Increased wait times at ports are a time waster for drivers, even cutting into their pay, but with FERNRIDE’s solution, multiple trucks can be controlled at any given time by a single teleoperator. This means, for example, that while one truck is being loaded or unloaded, other trucks can simultaneously be driven.

Currently, each remote teleoperator can control four trucks at any given time. As autonomous technology is developed and enhanced, the goal is to increase this ratio so that one driver can oversee an entire fleet of trucks.

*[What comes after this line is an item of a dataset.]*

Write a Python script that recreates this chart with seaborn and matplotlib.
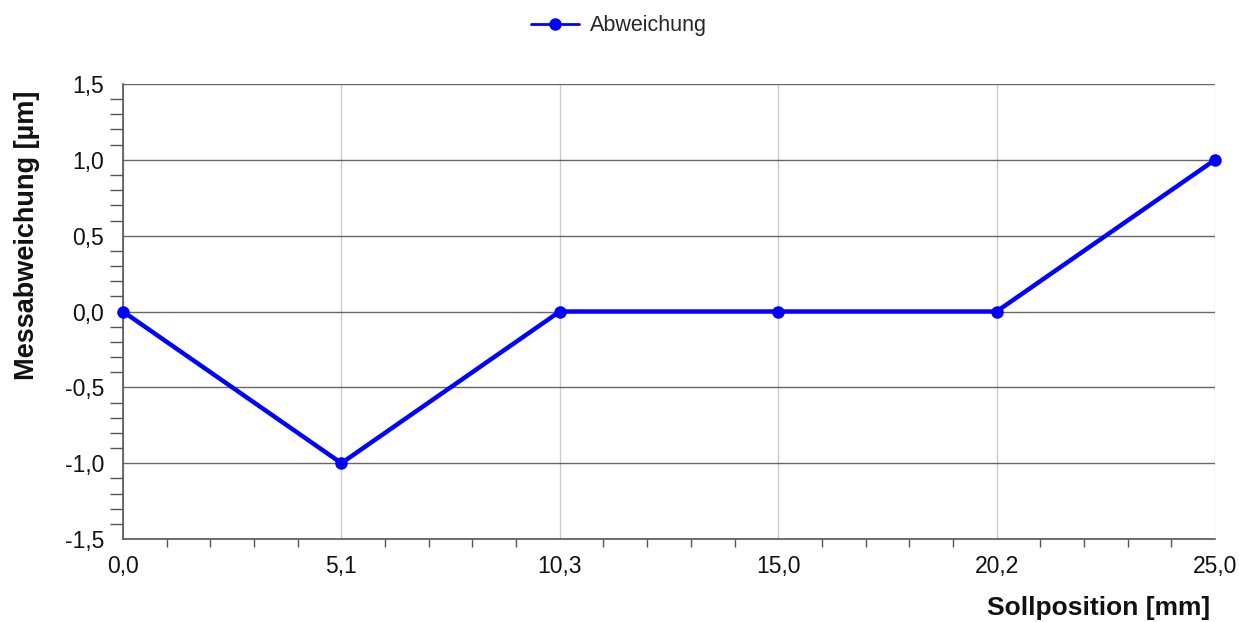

Electric-Powered, Sustainable Mobility

According to the Carbon Trust, up to 90% of a business's environmental impact can lie in its supply chain, while BCG states that the global supply chain accounts for more than 50% of annual greenhouse gas emissions. There has never been a more pressing need for the supply chain to decarbonise, and companies are under increasing investor, regulatory, and public scrutiny to lower their emissions.

In contrast with the diesel-powered, high-polluting trucks typically used at distribution facilities, FERNRIDE’s solution is designed for electric trucks that dramatically reduce its customers’ carbon footprint and noise emissions while also lowering fuel costs.

Bringing Trucking into the 21st Century

With its human-machine collaboration technology, rather than making jobs obsolete, FERNRIDE will usher in a new era of mobility in which the nature of trucking jobs evolves for the better. In 2021, there were over 500,000 large truck accidents in the United States alone, a year-on-year increase of 26%, and by keeping humans away from hazardous areas FERNRIDE helps its customers improve safety and conditions, while representing a much more desirable job for truckers who have been increasingly leaving the industry because of long working hours, poor conditions, and low pay.

FERNRIDE CEO & Co-Founder Hendrik Kramer, aged 28, comments: “Our mission is to be the leading solution for autonomous electric trucking and we firmly believe that our human-machine collaboration approach holds the key to resolving critical challenges in the supply chain, not only today but in the future as well. The roll-out of autonomous vehicles on public roads has, for the past decade, always been ‘two years away’, but because of the extent of the technology and research required, we’re still not close to full autonomy on roads.

“That doesn’t mean that companies should have to wait years, if not decades, to unlock the benefits of autonomous mobility. Our human-machine collaboration technology is enabling our customers to achieve greater productivity today, while reducing their emissions and improving the safety of workers on-site.

“Looking ahead, even in 20 or 30 years time, we still expect humans to be overseeing autonomous vehicles. The capabilities of the teleoperators will scale as the technology develops, and reliance will gradually decrease, but human-machine collaboration is not only essential right now, it’s here to stay.”

Hendrik Kramer discovered an industrial application for his team’s research on autonomous driving whilst studying at TU Munich, one of the world’s most prestigious universities for automotive engineering research, and Stanford University. In 2019 he founded FERNRIDE with CPO Dr Maximilian Fisser and Chief Engineer Jean-Michael Georg.

Together they have scaled the company to a 130-strong team across Munich and Wolfsburg, attracting alumni from tech and automotive giants including BMW, Audi, Argo.AI, Mobileye, Amazon, and Tesla, and boasting an experienced senior management team.